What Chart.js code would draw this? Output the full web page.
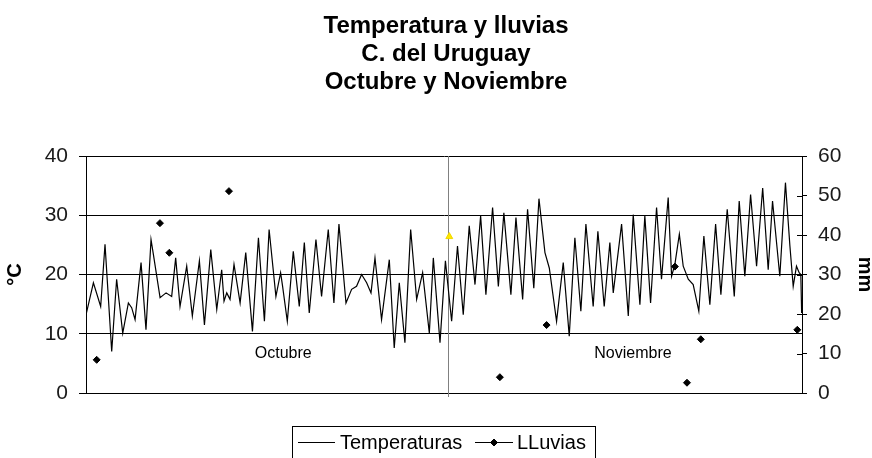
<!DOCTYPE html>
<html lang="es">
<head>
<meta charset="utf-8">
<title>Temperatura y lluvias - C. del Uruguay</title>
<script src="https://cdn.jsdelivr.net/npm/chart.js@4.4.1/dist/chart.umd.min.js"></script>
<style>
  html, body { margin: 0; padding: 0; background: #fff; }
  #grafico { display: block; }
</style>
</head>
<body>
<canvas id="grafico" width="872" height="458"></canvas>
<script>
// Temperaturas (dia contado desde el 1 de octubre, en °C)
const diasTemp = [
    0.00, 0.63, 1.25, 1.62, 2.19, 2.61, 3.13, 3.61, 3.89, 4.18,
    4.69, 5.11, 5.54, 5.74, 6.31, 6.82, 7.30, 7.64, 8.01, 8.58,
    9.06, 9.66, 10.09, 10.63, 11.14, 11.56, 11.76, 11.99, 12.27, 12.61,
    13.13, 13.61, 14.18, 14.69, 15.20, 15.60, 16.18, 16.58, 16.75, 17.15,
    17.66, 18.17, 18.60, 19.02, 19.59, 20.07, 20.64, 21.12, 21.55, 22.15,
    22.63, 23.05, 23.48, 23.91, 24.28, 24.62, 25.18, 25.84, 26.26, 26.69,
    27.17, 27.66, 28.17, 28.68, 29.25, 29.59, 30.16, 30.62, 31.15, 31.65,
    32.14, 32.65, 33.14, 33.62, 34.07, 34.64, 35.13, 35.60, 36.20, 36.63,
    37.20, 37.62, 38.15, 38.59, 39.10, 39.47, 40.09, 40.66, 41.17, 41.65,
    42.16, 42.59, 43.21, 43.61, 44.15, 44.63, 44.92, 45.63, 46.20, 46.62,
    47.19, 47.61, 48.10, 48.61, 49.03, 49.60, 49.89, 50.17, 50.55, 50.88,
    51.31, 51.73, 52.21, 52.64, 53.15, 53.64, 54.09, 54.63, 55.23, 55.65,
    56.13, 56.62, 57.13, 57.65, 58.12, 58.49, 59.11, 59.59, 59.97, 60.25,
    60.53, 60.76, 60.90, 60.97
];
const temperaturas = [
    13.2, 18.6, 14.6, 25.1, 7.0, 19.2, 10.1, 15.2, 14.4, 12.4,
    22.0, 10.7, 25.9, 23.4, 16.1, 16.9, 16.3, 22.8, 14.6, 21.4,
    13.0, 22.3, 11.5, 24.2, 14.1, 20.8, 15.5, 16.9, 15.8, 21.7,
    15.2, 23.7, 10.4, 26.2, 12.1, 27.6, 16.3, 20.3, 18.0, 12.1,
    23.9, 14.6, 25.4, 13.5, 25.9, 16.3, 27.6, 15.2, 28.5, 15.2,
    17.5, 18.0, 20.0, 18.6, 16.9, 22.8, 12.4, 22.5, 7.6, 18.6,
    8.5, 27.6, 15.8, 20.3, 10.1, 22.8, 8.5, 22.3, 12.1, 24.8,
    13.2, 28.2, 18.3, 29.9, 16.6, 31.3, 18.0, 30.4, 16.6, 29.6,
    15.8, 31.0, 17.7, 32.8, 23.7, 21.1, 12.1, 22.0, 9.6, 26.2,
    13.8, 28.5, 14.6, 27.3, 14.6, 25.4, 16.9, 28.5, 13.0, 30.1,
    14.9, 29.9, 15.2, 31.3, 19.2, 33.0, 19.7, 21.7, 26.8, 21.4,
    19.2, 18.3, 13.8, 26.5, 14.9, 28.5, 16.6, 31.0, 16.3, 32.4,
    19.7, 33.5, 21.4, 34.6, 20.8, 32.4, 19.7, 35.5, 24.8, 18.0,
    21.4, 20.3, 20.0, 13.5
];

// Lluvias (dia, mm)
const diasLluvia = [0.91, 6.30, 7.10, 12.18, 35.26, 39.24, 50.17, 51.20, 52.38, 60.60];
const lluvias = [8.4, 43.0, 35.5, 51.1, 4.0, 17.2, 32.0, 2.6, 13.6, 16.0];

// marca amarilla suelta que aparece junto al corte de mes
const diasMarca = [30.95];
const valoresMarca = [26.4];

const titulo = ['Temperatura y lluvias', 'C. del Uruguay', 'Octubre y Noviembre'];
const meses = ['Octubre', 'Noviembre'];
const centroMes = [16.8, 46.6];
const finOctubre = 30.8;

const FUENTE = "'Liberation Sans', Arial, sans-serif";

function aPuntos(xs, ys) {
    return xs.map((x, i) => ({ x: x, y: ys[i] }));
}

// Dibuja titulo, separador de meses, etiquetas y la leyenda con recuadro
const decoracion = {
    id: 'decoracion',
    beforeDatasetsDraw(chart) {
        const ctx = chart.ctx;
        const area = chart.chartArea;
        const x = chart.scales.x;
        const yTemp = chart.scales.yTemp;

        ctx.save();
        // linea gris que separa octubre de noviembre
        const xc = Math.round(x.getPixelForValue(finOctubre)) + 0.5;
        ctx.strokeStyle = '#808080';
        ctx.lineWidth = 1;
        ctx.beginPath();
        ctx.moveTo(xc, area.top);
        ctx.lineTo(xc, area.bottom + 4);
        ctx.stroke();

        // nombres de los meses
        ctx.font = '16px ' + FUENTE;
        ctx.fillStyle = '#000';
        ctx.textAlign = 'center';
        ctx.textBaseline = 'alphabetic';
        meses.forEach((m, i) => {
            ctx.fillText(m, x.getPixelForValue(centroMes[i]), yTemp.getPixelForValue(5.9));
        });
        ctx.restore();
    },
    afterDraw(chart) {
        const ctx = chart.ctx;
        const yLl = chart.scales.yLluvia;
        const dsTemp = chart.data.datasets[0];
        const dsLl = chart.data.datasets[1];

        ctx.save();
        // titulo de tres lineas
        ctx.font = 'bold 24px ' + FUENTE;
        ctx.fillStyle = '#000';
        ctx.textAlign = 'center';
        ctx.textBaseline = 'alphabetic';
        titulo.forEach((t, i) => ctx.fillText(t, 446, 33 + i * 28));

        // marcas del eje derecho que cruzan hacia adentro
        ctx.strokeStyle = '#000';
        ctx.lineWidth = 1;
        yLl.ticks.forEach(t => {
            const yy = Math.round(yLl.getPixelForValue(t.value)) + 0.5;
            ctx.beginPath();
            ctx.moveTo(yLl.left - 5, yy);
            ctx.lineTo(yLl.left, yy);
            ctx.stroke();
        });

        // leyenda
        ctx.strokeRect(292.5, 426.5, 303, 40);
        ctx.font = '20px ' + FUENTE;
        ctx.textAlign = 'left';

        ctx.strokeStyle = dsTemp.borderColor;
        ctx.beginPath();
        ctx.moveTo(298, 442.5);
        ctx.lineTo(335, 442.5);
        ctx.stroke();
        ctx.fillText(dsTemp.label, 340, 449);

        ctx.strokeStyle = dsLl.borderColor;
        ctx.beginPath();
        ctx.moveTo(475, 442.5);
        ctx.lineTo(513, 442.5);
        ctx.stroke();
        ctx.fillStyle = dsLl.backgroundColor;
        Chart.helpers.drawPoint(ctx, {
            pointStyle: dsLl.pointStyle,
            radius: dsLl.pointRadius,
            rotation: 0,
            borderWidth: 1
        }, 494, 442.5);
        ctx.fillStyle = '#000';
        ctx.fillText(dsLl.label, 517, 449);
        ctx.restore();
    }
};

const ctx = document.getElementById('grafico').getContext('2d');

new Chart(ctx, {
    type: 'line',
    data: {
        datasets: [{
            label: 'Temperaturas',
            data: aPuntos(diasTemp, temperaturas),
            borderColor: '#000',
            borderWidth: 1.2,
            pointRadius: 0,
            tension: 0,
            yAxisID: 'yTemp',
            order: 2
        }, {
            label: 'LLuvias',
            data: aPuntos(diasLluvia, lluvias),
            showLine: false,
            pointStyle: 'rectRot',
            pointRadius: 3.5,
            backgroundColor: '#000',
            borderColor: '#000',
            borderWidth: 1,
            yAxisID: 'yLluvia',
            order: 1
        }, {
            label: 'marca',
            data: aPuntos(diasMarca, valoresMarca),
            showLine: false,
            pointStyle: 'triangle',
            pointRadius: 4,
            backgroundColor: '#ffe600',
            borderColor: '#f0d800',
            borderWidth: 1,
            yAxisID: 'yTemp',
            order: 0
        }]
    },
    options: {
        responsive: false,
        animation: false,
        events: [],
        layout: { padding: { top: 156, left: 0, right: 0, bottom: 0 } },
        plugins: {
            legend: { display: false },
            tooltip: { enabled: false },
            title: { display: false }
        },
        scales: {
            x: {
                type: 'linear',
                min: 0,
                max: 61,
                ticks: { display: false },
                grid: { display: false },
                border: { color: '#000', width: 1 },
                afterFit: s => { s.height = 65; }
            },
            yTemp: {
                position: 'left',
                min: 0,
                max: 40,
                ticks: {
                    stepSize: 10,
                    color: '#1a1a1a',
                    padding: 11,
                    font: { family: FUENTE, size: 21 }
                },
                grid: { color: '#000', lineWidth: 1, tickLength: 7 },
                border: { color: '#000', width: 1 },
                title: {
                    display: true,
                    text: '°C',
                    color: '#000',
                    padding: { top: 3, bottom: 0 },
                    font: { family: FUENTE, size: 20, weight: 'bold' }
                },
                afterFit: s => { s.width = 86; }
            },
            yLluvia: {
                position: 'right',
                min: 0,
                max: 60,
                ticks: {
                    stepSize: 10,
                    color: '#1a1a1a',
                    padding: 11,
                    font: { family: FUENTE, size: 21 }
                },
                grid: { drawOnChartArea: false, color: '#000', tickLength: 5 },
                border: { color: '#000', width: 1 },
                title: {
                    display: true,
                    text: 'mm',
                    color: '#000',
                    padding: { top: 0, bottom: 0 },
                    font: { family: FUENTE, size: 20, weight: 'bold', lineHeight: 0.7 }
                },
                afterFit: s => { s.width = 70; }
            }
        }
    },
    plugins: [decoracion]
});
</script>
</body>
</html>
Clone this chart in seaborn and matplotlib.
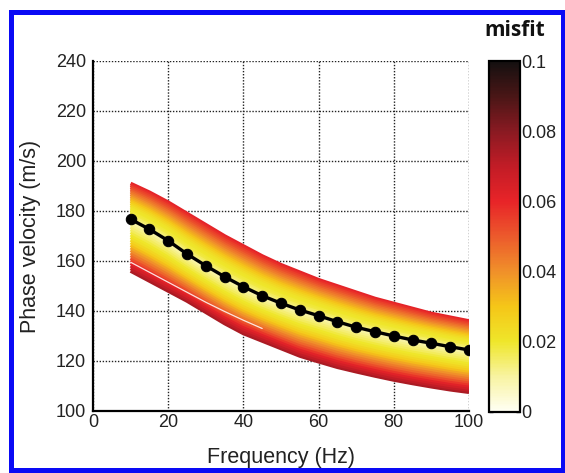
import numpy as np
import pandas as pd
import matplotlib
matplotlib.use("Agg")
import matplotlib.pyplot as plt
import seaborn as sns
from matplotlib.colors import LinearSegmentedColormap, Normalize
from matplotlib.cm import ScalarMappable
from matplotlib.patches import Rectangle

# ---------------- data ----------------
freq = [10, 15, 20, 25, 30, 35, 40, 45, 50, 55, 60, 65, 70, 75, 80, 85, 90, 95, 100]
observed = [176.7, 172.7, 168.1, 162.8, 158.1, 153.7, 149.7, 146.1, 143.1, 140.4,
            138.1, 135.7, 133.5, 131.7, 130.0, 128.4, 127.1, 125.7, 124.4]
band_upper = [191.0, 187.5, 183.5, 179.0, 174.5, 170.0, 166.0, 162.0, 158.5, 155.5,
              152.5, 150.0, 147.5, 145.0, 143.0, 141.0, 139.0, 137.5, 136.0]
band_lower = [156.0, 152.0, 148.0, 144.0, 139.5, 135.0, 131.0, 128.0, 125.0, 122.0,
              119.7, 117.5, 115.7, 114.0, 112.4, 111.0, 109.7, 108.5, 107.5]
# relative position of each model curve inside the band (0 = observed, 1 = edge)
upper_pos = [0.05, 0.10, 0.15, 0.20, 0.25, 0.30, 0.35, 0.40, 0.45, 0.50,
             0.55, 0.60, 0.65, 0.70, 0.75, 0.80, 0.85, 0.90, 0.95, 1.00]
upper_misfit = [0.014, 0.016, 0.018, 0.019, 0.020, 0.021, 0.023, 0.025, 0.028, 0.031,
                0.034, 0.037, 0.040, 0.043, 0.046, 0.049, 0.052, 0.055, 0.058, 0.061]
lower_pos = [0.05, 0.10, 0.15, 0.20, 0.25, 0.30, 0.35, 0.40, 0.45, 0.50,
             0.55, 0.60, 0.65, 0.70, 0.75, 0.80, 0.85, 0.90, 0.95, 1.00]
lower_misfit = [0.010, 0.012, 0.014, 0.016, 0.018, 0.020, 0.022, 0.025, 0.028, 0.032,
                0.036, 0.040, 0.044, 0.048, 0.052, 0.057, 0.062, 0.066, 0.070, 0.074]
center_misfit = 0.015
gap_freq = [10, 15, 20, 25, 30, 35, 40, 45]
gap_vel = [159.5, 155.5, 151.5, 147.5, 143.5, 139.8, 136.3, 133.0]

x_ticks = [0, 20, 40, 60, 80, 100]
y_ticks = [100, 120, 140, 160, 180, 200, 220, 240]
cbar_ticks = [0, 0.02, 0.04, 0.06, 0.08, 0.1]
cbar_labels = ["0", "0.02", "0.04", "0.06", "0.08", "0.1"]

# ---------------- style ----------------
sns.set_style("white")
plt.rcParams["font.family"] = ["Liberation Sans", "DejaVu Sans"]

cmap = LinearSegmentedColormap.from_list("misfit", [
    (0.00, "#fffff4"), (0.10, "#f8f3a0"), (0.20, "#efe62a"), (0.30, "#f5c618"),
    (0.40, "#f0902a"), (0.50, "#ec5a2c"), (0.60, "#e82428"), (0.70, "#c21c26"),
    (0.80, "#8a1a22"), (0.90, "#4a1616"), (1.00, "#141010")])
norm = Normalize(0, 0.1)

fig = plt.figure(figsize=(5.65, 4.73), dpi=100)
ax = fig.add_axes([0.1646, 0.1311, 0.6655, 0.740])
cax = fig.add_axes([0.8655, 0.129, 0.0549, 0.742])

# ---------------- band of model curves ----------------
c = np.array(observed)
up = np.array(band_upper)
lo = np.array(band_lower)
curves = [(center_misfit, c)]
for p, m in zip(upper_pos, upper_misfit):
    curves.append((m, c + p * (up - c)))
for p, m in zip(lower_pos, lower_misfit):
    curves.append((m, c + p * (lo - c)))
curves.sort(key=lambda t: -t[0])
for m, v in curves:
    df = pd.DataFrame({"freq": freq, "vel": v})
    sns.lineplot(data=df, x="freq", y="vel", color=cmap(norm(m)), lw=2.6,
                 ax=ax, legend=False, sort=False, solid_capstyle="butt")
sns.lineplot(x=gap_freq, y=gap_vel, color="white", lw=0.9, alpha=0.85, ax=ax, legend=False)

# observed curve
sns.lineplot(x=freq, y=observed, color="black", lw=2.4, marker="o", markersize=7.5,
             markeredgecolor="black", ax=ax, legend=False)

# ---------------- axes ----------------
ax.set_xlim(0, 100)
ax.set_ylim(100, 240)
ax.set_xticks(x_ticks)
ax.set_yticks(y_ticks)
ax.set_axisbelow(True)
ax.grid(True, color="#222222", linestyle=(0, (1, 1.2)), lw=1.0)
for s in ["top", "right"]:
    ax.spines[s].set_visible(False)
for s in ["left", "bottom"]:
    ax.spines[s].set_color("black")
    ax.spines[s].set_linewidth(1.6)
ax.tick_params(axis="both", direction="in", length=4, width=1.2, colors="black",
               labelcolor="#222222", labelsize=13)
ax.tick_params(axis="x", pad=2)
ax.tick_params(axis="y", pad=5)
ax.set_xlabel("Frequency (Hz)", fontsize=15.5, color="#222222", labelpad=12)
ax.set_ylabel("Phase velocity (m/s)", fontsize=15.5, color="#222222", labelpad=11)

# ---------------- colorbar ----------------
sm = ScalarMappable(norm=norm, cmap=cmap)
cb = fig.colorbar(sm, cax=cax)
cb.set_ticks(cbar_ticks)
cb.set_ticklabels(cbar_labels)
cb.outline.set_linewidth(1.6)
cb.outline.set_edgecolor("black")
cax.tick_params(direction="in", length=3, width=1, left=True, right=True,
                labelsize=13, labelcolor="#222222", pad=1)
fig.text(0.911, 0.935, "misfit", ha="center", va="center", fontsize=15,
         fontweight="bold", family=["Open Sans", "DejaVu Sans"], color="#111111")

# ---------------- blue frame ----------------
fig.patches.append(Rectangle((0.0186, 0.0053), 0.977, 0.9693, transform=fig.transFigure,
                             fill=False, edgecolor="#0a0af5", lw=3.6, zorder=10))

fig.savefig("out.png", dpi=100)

------------

## Work instructions
Copy the listing above exactly, but only from the line with "Clone this chart in seaborn and matplotlib." through the line with "from matplotlib.patches import Rectangle", including those two lines and excluding any picture.

## Correct response
Clone this chart in seaborn and matplotlib.
import numpy as np
import pandas as pd
import matplotlib
matplotlib.use("Agg")
import matplotlib.pyplot as plt
import seaborn as sns
from matplotlib.colors import LinearSegmentedColormap, Normalize
from matplotlib.cm import ScalarMappable
from matplotlib.patches import Rectangle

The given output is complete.